> _To be done_:
From the listing below, copy word for word every line starting at the one that includes "Generate a Python" and ending at the one that includes "psnr_tsc = [33.27, 34.90, 36.14, 36.54, 36.84]"; the pictures are omitted.

Data entries
________

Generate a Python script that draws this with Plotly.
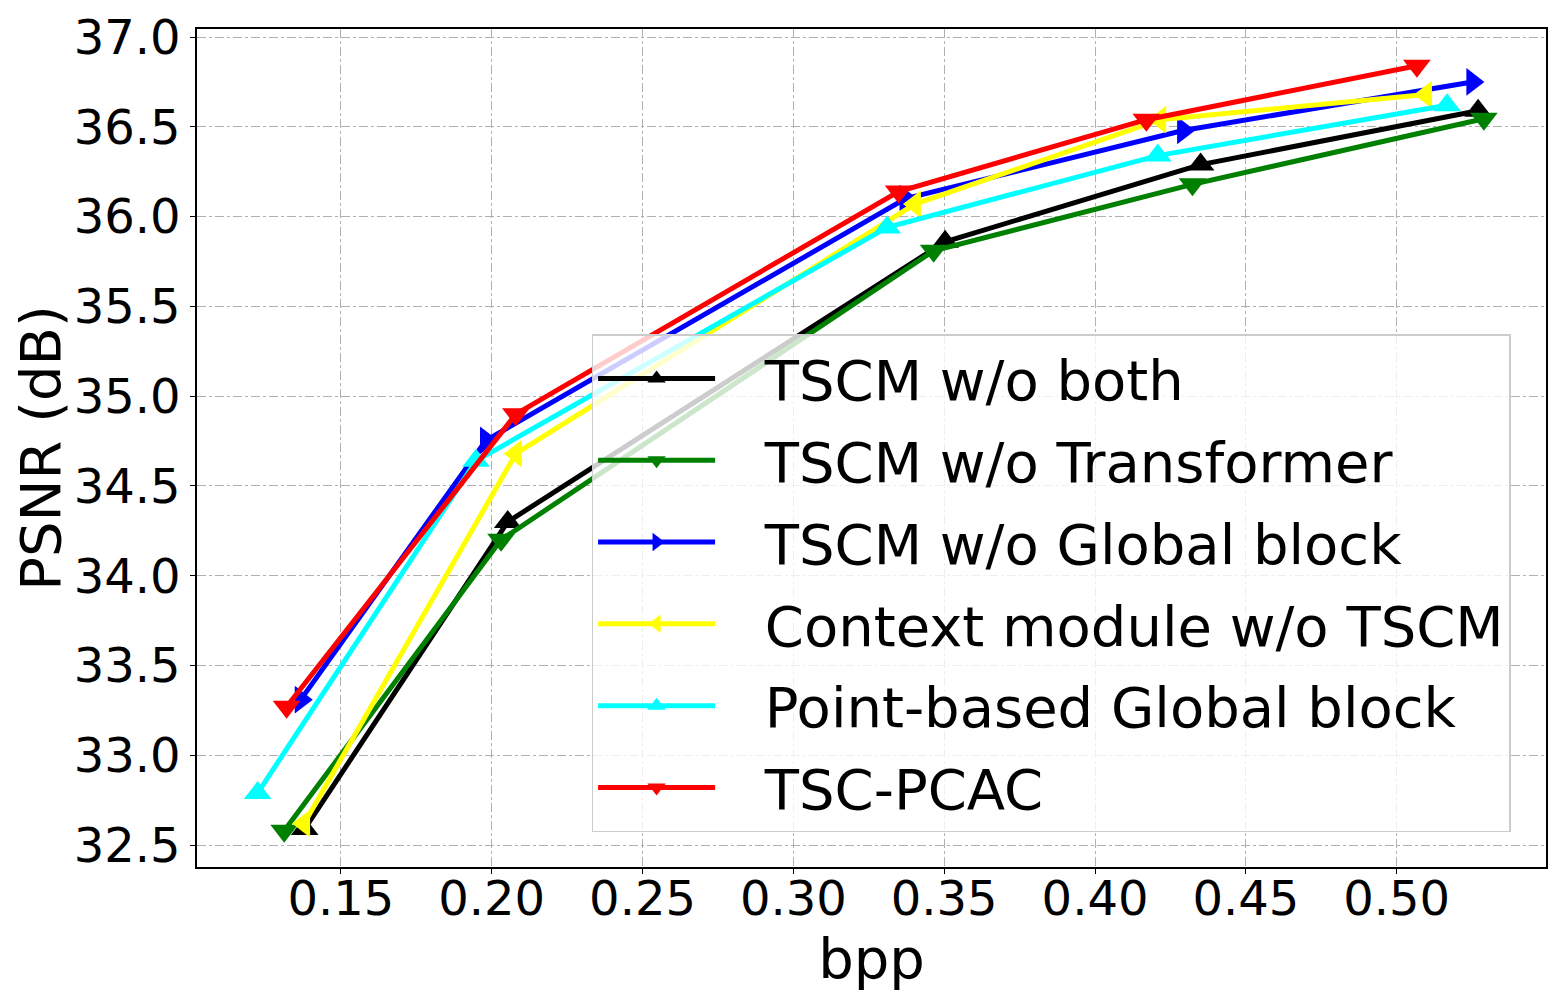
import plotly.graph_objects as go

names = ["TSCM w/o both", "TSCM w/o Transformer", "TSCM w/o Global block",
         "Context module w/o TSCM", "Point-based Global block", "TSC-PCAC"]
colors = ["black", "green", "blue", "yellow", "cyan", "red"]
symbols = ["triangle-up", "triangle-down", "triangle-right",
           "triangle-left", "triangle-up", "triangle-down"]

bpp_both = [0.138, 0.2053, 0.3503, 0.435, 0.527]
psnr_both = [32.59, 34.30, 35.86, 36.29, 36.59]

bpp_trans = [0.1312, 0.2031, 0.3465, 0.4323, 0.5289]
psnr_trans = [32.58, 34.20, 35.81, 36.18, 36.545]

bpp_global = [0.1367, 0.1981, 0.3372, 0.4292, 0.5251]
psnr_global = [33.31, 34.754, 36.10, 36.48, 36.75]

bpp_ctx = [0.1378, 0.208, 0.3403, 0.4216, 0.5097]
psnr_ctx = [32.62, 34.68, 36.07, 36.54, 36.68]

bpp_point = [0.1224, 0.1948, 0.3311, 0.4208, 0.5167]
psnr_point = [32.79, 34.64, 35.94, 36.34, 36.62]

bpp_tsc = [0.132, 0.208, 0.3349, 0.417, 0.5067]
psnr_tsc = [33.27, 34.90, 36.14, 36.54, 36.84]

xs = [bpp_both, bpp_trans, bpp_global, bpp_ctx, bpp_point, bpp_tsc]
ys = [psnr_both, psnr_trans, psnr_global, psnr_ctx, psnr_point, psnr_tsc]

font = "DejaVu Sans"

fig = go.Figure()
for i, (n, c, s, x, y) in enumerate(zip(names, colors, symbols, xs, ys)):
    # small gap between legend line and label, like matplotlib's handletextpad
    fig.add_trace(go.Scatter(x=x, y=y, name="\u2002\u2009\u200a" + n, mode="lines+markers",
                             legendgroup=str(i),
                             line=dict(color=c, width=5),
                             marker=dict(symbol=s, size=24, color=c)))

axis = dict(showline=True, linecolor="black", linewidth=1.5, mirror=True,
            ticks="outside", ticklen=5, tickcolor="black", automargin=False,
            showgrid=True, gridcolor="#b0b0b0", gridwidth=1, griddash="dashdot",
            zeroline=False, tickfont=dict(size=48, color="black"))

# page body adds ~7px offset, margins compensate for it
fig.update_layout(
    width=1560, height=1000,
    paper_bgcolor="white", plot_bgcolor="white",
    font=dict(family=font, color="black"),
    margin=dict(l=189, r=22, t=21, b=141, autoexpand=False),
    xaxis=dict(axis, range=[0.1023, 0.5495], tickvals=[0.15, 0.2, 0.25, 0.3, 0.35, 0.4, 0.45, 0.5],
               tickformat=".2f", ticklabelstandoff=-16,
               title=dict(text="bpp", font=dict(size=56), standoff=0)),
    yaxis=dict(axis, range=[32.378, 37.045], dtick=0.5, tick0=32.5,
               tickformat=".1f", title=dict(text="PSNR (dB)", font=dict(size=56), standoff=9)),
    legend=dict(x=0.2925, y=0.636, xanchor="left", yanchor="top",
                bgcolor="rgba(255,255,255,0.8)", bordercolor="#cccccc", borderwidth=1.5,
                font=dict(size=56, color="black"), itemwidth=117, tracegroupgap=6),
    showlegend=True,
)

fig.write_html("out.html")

________

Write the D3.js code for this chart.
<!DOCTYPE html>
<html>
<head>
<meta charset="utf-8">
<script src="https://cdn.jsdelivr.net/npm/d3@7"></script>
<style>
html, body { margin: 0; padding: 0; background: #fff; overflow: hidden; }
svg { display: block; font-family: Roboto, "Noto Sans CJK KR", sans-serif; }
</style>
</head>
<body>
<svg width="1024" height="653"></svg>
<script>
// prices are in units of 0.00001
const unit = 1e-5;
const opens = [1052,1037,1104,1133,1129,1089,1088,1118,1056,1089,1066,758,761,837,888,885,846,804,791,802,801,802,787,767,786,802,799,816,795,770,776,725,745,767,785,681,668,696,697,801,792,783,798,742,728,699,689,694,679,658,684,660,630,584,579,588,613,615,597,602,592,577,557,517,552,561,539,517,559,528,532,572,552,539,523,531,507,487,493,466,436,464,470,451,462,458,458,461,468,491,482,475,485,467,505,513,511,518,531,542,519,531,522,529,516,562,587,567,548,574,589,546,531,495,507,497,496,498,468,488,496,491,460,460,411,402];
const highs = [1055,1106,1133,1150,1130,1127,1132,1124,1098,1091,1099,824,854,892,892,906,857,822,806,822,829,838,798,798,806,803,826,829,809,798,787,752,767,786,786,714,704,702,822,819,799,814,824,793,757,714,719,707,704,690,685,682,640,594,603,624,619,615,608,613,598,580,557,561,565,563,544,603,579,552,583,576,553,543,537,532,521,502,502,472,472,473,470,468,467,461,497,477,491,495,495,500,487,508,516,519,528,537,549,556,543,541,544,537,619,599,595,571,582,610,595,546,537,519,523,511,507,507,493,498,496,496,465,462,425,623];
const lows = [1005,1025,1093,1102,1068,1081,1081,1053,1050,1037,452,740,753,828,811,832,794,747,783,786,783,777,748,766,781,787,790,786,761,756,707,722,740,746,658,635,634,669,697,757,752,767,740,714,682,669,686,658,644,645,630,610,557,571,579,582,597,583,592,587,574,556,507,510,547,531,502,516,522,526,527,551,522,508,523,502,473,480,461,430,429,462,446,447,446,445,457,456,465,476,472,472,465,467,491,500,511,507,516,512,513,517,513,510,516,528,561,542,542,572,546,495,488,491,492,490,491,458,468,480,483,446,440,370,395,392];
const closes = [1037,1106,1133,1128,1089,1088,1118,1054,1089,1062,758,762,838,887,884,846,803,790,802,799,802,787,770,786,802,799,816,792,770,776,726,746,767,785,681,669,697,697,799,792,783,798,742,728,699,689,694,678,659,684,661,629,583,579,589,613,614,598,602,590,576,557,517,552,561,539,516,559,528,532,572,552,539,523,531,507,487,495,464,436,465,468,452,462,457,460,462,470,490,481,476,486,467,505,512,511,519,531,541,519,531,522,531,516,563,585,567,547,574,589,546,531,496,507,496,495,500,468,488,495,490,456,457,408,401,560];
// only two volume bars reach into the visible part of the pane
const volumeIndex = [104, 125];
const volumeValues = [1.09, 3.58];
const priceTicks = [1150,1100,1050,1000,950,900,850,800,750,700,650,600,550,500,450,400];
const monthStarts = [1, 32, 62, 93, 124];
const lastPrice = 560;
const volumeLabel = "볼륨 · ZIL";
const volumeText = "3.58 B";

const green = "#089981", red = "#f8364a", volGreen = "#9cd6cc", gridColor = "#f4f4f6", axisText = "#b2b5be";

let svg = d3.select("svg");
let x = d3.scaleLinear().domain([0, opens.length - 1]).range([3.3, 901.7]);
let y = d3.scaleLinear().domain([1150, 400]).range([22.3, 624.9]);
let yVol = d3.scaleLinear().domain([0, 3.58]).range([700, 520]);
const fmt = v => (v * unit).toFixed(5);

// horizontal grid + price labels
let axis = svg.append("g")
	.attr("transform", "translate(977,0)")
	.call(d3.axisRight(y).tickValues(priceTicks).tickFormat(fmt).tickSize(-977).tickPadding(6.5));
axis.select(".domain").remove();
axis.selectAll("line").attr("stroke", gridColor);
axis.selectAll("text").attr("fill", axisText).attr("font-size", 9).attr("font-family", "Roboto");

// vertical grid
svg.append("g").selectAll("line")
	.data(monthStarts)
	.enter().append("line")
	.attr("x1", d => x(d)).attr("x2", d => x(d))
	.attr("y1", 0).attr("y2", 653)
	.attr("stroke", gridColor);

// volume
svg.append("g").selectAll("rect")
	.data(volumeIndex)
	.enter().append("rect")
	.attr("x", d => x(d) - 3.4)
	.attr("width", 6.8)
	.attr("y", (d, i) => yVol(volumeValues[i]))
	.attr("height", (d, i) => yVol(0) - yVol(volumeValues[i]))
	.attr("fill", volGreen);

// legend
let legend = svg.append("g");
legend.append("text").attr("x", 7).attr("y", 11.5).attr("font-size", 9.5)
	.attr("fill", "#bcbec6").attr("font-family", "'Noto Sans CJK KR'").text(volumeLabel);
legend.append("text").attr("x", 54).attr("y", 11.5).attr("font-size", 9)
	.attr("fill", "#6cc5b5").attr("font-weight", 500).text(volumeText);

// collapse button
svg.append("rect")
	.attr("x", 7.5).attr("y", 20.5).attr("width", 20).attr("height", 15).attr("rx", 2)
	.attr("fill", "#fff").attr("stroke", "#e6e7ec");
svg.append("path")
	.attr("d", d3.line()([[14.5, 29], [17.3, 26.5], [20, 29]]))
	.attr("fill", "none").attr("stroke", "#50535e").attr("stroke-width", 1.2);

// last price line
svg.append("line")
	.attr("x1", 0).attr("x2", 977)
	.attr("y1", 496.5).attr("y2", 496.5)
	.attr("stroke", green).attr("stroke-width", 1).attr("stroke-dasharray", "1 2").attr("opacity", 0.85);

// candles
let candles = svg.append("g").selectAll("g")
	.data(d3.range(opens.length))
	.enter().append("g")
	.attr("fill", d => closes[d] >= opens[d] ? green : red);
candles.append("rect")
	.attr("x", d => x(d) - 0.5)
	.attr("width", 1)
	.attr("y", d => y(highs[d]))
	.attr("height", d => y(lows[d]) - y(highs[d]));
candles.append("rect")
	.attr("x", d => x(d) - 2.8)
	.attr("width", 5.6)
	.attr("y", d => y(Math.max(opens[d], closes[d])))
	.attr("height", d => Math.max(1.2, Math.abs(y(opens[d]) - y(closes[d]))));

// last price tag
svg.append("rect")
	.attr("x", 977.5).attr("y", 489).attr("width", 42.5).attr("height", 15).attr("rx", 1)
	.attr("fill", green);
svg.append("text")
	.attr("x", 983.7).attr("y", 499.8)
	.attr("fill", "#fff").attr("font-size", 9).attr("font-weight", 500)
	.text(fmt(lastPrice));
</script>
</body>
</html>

________

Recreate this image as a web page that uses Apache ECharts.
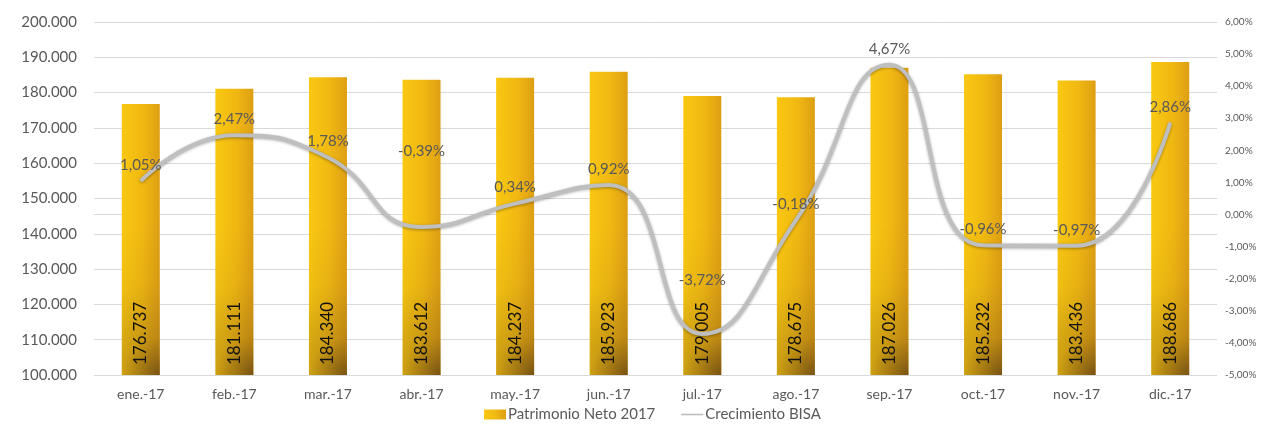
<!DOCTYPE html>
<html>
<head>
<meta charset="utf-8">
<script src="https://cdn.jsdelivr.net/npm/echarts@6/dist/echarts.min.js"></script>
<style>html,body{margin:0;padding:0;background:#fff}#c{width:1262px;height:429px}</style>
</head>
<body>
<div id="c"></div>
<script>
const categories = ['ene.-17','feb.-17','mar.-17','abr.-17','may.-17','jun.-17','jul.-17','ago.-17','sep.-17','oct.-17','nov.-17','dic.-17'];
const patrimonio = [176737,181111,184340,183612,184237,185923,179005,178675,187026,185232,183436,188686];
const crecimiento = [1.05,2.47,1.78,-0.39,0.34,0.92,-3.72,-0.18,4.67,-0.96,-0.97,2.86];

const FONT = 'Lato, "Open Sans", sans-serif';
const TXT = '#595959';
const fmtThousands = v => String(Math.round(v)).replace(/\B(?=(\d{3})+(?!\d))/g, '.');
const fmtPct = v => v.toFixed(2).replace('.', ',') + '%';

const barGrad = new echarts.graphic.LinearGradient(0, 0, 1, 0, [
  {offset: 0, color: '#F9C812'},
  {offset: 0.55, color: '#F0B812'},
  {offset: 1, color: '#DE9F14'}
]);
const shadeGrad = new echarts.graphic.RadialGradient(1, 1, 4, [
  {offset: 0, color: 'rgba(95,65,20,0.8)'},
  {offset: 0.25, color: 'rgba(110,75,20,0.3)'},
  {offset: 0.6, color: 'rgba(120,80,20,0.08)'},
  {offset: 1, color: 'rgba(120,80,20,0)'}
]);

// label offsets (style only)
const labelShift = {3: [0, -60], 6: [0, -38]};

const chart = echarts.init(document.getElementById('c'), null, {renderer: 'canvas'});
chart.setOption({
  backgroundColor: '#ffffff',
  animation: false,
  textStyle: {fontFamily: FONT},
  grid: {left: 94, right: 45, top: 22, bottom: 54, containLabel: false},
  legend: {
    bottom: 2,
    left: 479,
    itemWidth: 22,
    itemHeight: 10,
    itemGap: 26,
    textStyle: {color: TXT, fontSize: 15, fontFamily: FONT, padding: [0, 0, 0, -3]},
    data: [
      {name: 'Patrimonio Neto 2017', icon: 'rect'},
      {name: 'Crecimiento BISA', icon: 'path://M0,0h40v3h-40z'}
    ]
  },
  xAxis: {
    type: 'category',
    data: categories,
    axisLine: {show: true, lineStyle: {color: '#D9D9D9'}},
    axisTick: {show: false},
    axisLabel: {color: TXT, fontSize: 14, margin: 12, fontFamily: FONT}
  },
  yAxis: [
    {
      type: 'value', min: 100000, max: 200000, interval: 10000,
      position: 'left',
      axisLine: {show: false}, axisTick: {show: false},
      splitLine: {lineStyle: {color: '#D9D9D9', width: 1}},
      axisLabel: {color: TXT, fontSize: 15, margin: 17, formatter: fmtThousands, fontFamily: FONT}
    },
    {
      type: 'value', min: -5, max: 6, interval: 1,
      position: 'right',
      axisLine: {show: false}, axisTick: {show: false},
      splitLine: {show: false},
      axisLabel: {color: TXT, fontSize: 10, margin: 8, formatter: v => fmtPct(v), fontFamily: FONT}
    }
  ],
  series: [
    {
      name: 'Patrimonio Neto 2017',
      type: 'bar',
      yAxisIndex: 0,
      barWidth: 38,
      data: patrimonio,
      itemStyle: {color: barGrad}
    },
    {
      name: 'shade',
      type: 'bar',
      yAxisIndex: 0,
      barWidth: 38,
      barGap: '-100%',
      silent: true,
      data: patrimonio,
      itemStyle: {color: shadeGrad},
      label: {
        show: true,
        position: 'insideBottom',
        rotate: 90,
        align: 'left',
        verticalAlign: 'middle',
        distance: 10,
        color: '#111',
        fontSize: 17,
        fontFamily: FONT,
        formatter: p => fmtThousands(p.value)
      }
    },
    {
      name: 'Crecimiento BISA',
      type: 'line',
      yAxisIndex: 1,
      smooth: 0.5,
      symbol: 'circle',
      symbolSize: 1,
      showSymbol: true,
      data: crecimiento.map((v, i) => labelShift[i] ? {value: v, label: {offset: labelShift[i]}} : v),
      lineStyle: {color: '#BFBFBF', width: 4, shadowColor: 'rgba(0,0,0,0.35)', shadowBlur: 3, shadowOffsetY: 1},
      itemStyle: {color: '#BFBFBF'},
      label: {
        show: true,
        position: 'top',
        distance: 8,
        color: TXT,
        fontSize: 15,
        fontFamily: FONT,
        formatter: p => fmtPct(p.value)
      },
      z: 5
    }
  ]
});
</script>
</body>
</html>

________

> _Answer_:
Generate a Python script that draws this with Plotly.
import plotly.graph_objects as go

names = ["TSCM w/o both", "TSCM w/o Transformer", "TSCM w/o Global block",
         "Context module w/o TSCM", "Point-based Global block", "TSC-PCAC"]
colors = ["black", "green", "blue", "yellow", "cyan", "red"]
symbols = ["triangle-up", "triangle-down", "triangle-right",
           "triangle-left", "triangle-up", "triangle-down"]

bpp_both = [0.138, 0.2053, 0.3503, 0.435, 0.527]
psnr_both = [32.59, 34.30, 35.86, 36.29, 36.59]

bpp_trans = [0.1312, 0.2031, 0.3465, 0.4323, 0.5289]
psnr_trans = [32.58, 34.20, 35.81, 36.18, 36.545]

bpp_global = [0.1367, 0.1981, 0.3372, 0.4292, 0.5251]
psnr_global = [33.31, 34.754, 36.10, 36.48, 36.75]

bpp_ctx = [0.1378, 0.208, 0.3403, 0.4216, 0.5097]
psnr_ctx = [32.62, 34.68, 36.07, 36.54, 36.68]

bpp_point = [0.1224, 0.1948, 0.3311, 0.4208, 0.5167]
psnr_point = [32.79, 34.64, 35.94, 36.34, 36.62]

bpp_tsc = [0.132, 0.208, 0.3349, 0.417, 0.5067]
psnr_tsc = [33.27, 34.90, 36.14, 36.54, 36.84]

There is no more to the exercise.